Effect of cold-rolling and annealing temperature on microstructure, texture evolution and mechanical properties of FeCoCrNiMn high-entropy alloy

This study investigates the effects of cold rolling and annealing on the microstructure, texture, and mechanical properties of FeCoCrNiMn high-entropy alloys. Utilizing vacuum induction melting, the alloy was initially cast into ingots and hot-rolled into plates, which were subsequently cold-rolled to various thicknesses and annealed at different temperatures. Microstructural analyses were conducted using X-ray diffraction and electron backscatter diffraction techniques, revealing a persistent face-centered cubic structure across all conditions. The texture evolution demonstrated a shift from Copper and S components to dominant Goss and Brass components as cold rolling intensified, suggesting the formation of Brass-type texture in FeCoCrNiMn at high deformation.
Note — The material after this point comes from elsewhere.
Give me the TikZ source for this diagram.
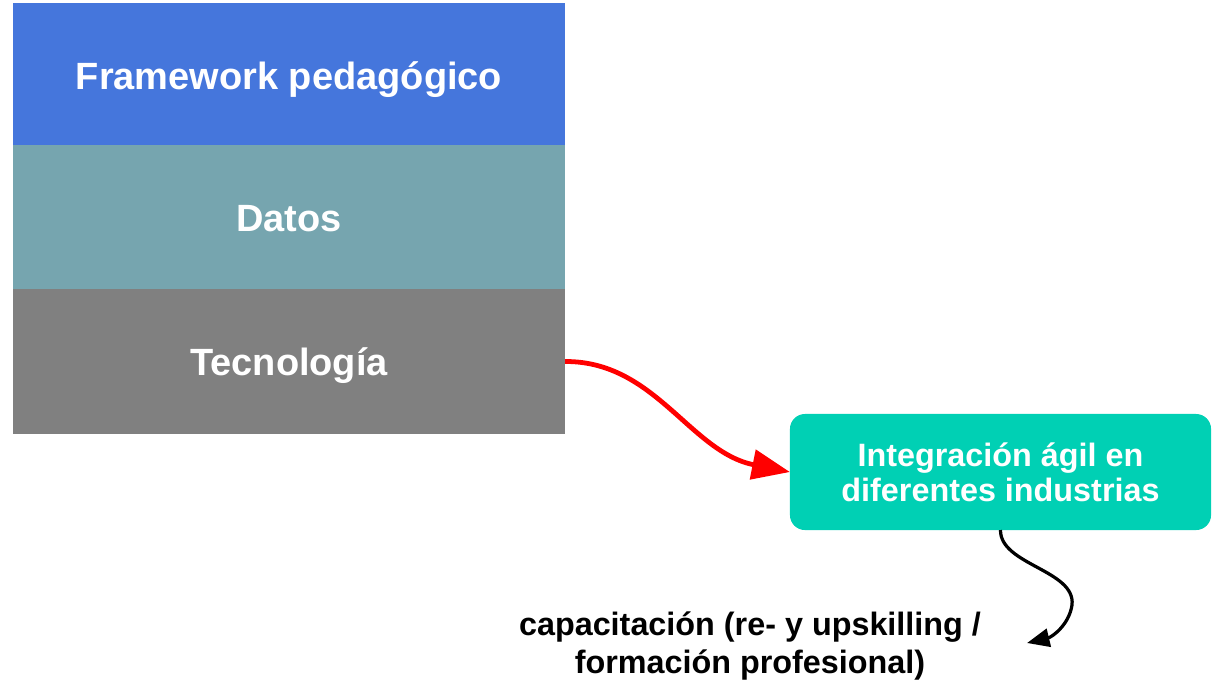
\documentclass[tikz,border=0pt]{standalone}
\usepackage{fontspec}
\setmainfont{Liberation Sans}
\usetikzlibrary{arrows.meta}

\definecolor{capaazul}{RGB}{69,118,220}
\definecolor{capadatos}{RGB}{118,165,175}
\definecolor{capagris}{RGB}{128,128,128}
\definecolor{integverde}{RGB}{0,208,180}

\begin{document}
\begin{tikzpicture}[x=0.025cm, y=-0.025cm,
	capa/.style={minimum width=13.8cm, minimum height=3.6cm, inner sep=0pt, outer sep=0pt, text height=20pt, text depth=0pt, text=white, font=\bfseries\fontsize{27}{32}\selectfont},
	integ/.style={fill=integverde, rounded corners=0.375cm, minimum width=10.525cm, minimum height=2.9cm, inner sep=0pt, outer sep=0pt, text=white, align=center, font=\bfseries\fontsize{23}{25}\selectfont},
	flecharoja/.style={red, line width=3.4pt, -{Triangle[length=27pt, width=21pt]}},
	flechanegra/.style={black, line width=2.3pt, -{Triangle[length=16pt, width=13pt]}}]
			\useasboundingbox (0, 0) rectangle (1217, 680);
			
			\node[capa, fill=capaazul] (frame) at (289, 75) {Framework pedagógico};
			\node[capa, fill=capadatos] (datos) at (289, 217.5) {Datos};
			\node[capa, fill=capagris] (tec) at (289, 361.5) {Tecnología};
			
			\node[integ] (ind) at (1000.5, 472) {Integración ágil en\\diferentes industrias};
			\node[align=center, font=\bfseries\fontsize{23}{27}\selectfont] (capac) at (750, 646) {capacitación (re- y upskilling /\\formación profesional)};
			\coordinate (capend) at (1027, 643);
			
			\draw[flecharoja] (tec.east) .. controls (655, 361) and (690, 452) .. (ind.west);
			\draw[flechanegra] (ind.south) .. controls (1000, 565) and (1076, 570) .. (1072, 605) .. controls (1069, 625) and (1052, 637) .. (capend);
			\end{tikzpicture}
\end{document}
Mechanical testing showed that the alloy's yield and tensile strengths significantly increased with cold rolling, reaching optimum values at similar to 66 % reduction. Annealing at 750 degrees C enhanced both strength and ductility, primarily through grain refinement and the formation of Sigma 3 annealing twin boundaries, which dominated the microstructure of recrystallized grains. The study confirms that the low stacking fault energy of the alloy facilitates the activation of twinning and transformation-induced plasticity mechanisms, crucial for the observed enhancements in mechanical properties.